EXERCISE:
With the pictures left out, copy the listing below exactly.

________

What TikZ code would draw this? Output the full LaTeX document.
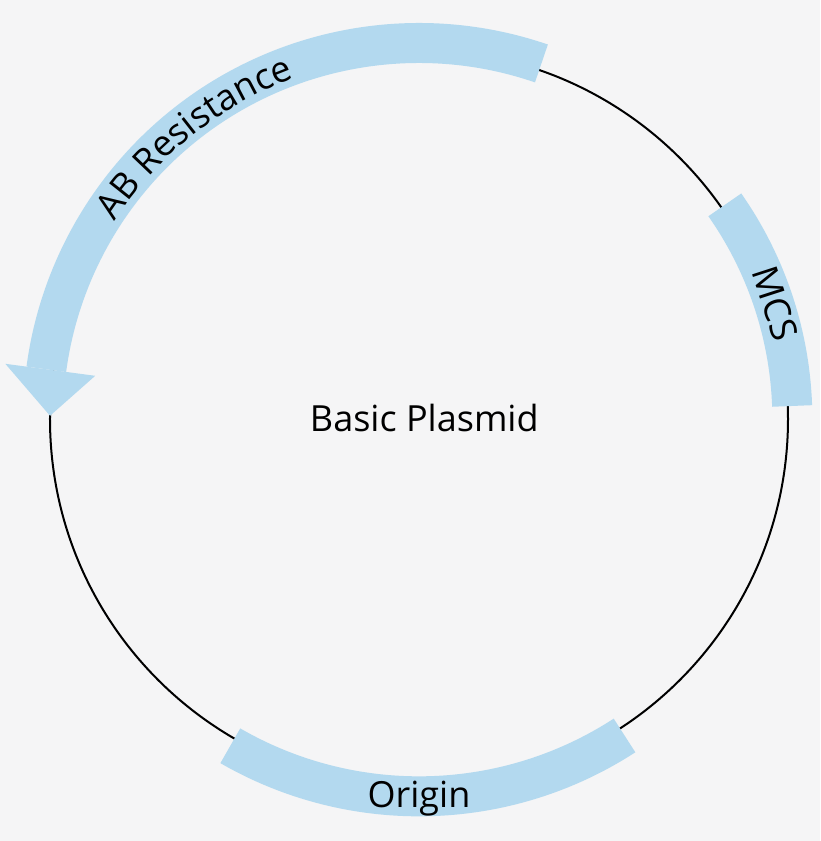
\documentclass[tikz,border=0pt]{standalone}
\usepackage{fontspec}
\setmainfont{Open Sans}
\usetikzlibrary{decorations.text}
\definecolor{bandblue}{HTML}{B3D9EF}
\definecolor{paper}{HTML}{F5F5F6}
\tikzset{
  band/.style={draw=bandblue, line width=30pt},
  label/.style={font=\fontsize{27}{31}\selectfont},
}
\begin{document}
\begin{tikzpicture}
        \fill [paper] (-314.25pt,-316.5pt) rectangle (300.75pt,314.25pt);
        \useasboundingbox (-314.25pt,-316.5pt) rectangle (300.75pt,314.25pt);
        \draw [black, line width=1.5pt] (0,0) circle (276.75pt);
        % AB resistance arrow
        \draw [band] (71:282pt) arc (71:172.4:282pt);
        \fill [bandblue] (172.4:245pt) -- (172.4:313pt) -- (179.5:276.75pt) -- cycle;
        \path [decorate, decoration={text along path, text align=center,
          text={|\fontsize{27}{31}\selectfont|AB Resistance}}]
          (159:272pt) arc (159:98:272pt);
        % MCS
        \draw [band] (35:280pt) arc (35:2:280pt);
        \node (mcs) [label, rotate=-72] at (18:281pt) {MCS};
        % origin
        \draw [band] (240:283pt) arc (240:303:283pt);
        \node (origin) [label] at (270:285pt) {Origin};
        \node (plasmid) [label] at (4pt,1pt) {Basic Plasmid};
\end{tikzpicture}
\end{document}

________

WORKED ANSWER:
What TikZ code would draw this? Output the full LaTeX document.
\documentclass[tikz,border=0pt]{standalone}
\usepackage{fontspec}
\setmainfont{Open Sans}
\usetikzlibrary{decorations.text}
\definecolor{bandblue}{HTML}{B3D9EF}
\definecolor{paper}{HTML}{F5F5F6}
\tikzset{
  band/.style={draw=bandblue, line width=30pt},
  label/.style={font=\fontsize{27}{31}\selectfont},
}
\begin{document}
\begin{tikzpicture}
        \fill [paper] (-314.25pt,-316.5pt) rectangle (300.75pt,314.25pt);
        \useasboundingbox (-314.25pt,-316.5pt) rectangle (300.75pt,314.25pt);
        \draw [black, line width=1.5pt] (0,0) circle (276.75pt);
        % AB resistance arrow
        \draw [band] (71:282pt) arc (71:172.4:282pt);
        \fill [bandblue] (172.4:245pt) -- (172.4:313pt) -- (179.5:276.75pt) -- cycle;
        \path [decorate, decoration={text along path, text align=center,
          text={|\fontsize{27}{31}\selectfont|AB Resistance}}]
          (159:272pt) arc (159:98:272pt);
        % MCS
        \draw [band] (35:280pt) arc (35:2:280pt);
        \node (mcs) [label, rotate=-72] at (18:281pt) {MCS};
        % origin
        \draw [band] (240:283pt) arc (240:303:283pt);
        \node (origin) [label] at (270:285pt) {Origin};
        \node (plasmid) [label] at (4pt,1pt) {Basic Plasmid};
\end{tikzpicture}
\end{document}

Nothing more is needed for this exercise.